TOGOLAND: The Helpful Neighbor | TIME

August 2024 · 3 minute read

To the French charge d’affaires in Accra, it seemed that Ghana’s Foreign Minister Kojo Botsio was only trying to be helpful. The Foreign Minister had called him in especially to warn the French of a sinister plot about to take place in neighboring Togoland, which the French have run under trusteeship since World War I. Botsio’s intelligence seemed detailed; he knew what roads were to be seized and at what hour, what communications lines would be cut, just who in the Togoland government would be arrested. It was all very convincing, even though the French diplomat knew that Ghana itself is working to annex French Togoland as it has already annexed British Togoland. The French charge rattled off a message to Paris that there was no time to be lost.

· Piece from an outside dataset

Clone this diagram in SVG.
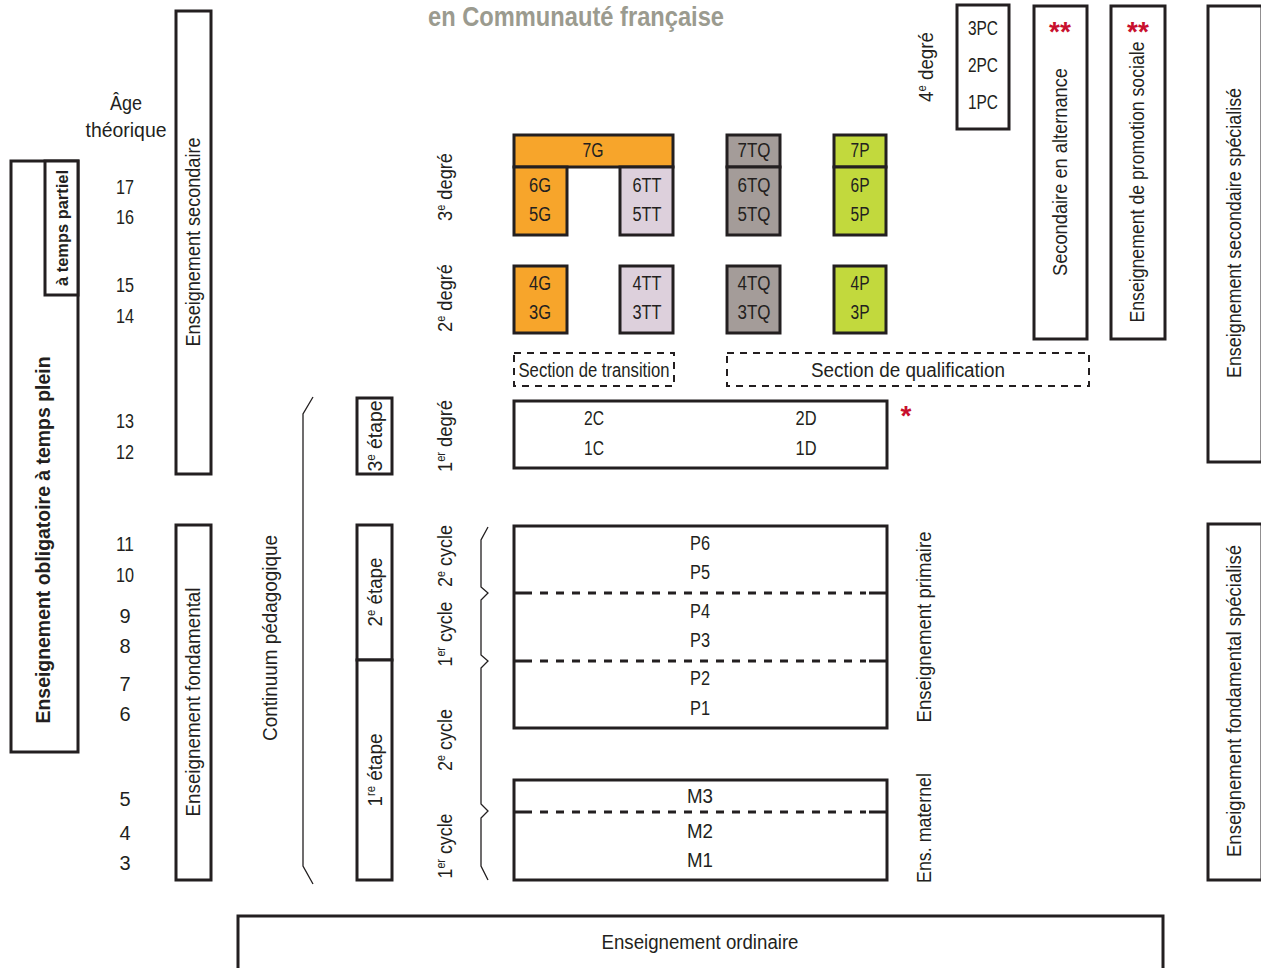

Had the story ended there, it would have had its share of irony. The Premier of Togoland, Sylvanus Olympic, against whom the plot was presumably directed, has long been a thorn in the French side. A graduate of the London School of Economics and a top African executive in Unilever (Lever Bros.), Olympio lobbied so successfully in Paris and at the U.N. that he wangled from a reluctant Paris the promise of independence by 1960.

Nevertheless, compared to the youthful hotheads of Togoland’s vociferous Juvento Party, Olympic had turned out to be a moderate. The Juvento demand ouster of the French and union with Ghana. It was strange, of course, that the Ghanaians, who had so much to gain from Togoland’s Juvento and so much to lose with Olympio, should be the very ones to warn of a Juvento plot against him. But the French apparently did not take time to think about that.

To Lome flew three planeloads of French paratroopers, and a column of infantry moved in to cordon off the city. Angrily, the Togolese demanded just what the French meant by this show of force. French officers, equally puzzled, said they had come to stop a revolution. Asked the Togolese huffily: “What revolution?” At his shabby house, called La Hutte, the debonair Premier airily dismissed a guard assigned to protect him against assassination: “Go away. I don’t need you. If you want to sit up all night at the alert, go to your camp and do it, but leave me in peace.” He went back to his dinner, chuckling. “A coup d’état by the Juvento?” he scoffed. “Nonsense. They are much too busy dividing themselves into factions. They haven’t time ta plan.”

Olympio was right, and four days later the French withdrew with what dignity they could. But what about the Ghana story of a plot? Was it just a trap to embarrass Olympio? In Accra officials said nothing, and Paris thought it best to do the same. Sighed one Parisian official helplessly: “Charmant, n’ést-ce pas?”